The devil continues to work and control and guide the lives of unbelievers. What he is doing is reminding believers there was a time when you lived like that, too. God didn't save you because you were more save-able, because you weren't as far gone. You were under the control of the same devil that is controlling them. “Among them we, too,” Paul includes himself, “all formerly lived in the lust of our flesh, indulging the desires of the flesh and of the mind, were by nature children of wrath even as the rest.” This must be fixed, you understand. Don't forget, when the Gospel came to you and by the grace of God the light of the Gospel shone into your darkened heart and mind, and by the grace of God you believed, were changed, you were rescued. Paul never lost sight of the fact. He would tell Timothy I was the chiefest of sinners, the worst. Did Paul really live the worst life of anyone who ever lived? Well he said as I look at myself I was. Do you know what happens, what we want to be careful of? We forget. We're good people, we're church people, we study the Bible, we're just not like those people. There is a sense of truth in that, we are not like them, not because we are better than they are but because we have experienced the impact of the grace of God in our lives.
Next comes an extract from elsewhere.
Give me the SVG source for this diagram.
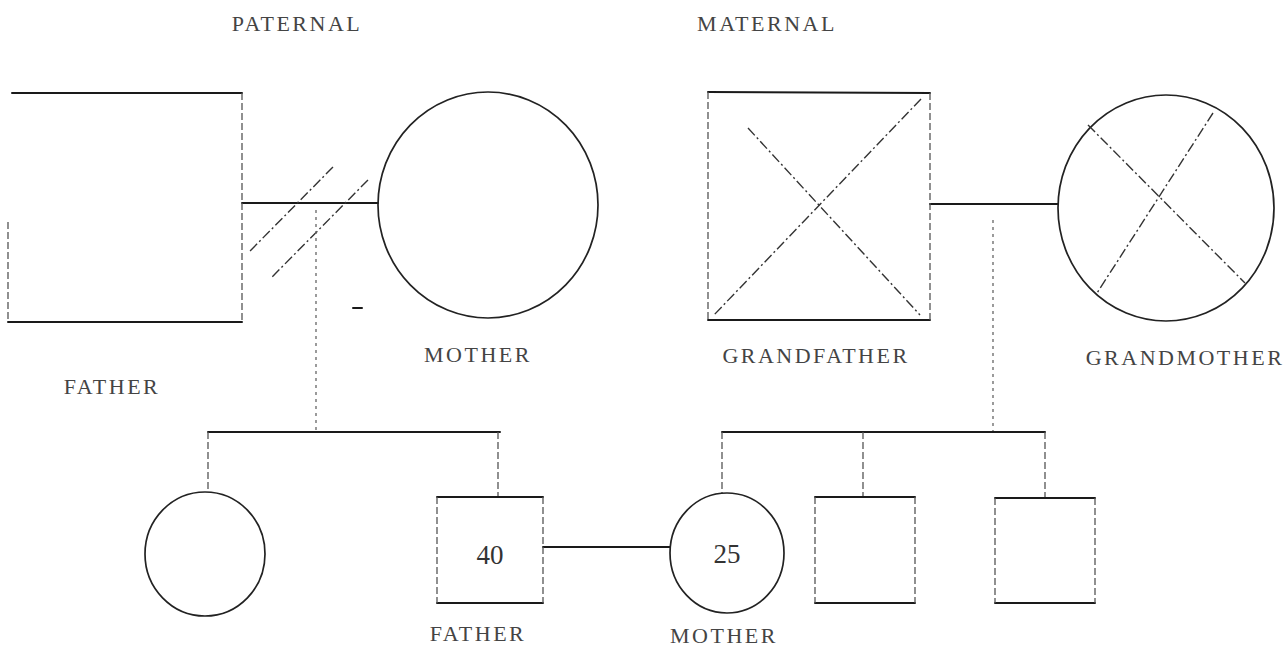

That's what he says, verse 4. After saying “we were by nature children of wrath, even as the rest, but God being rich in mercy because of His great love.” And you see just the emphasis. It's not just mercy, it's being rich in mercy. It's not just love, but it's great love with which He loved us. That's the amazing thing! We've been described in the previous verses in Ephesians 2, and now we find out that God loved us, He had mercy upon us, He poured His grace out upon us. “Even when we were dead in our transgressions He made us alive together with Christ.” And in case you haven't gotten the point, “by grace you have been saved, and raised us up with Him and seated us with Him in the heavenlies in Christ.” I'm not there yet but I have a position there. That's awesome. Do you know what? The angels of heaven know you, they know you as a precious child of God, one that He has poured out His grace and mercy upon, one who has established you with a position in heaven with a glorious inheritance awaiting. How awesome is that—the greatness of God's grace, mercy and love. When we were dead He made us spiritually alive. You know the angels can marvel at this. They say, “look at that, that's a child of God, that belongs to God, he is precious to God, she is precious to God. She has been promised, he has been promised an inheritance as a position already established in heaven in the presence of the God we serve.”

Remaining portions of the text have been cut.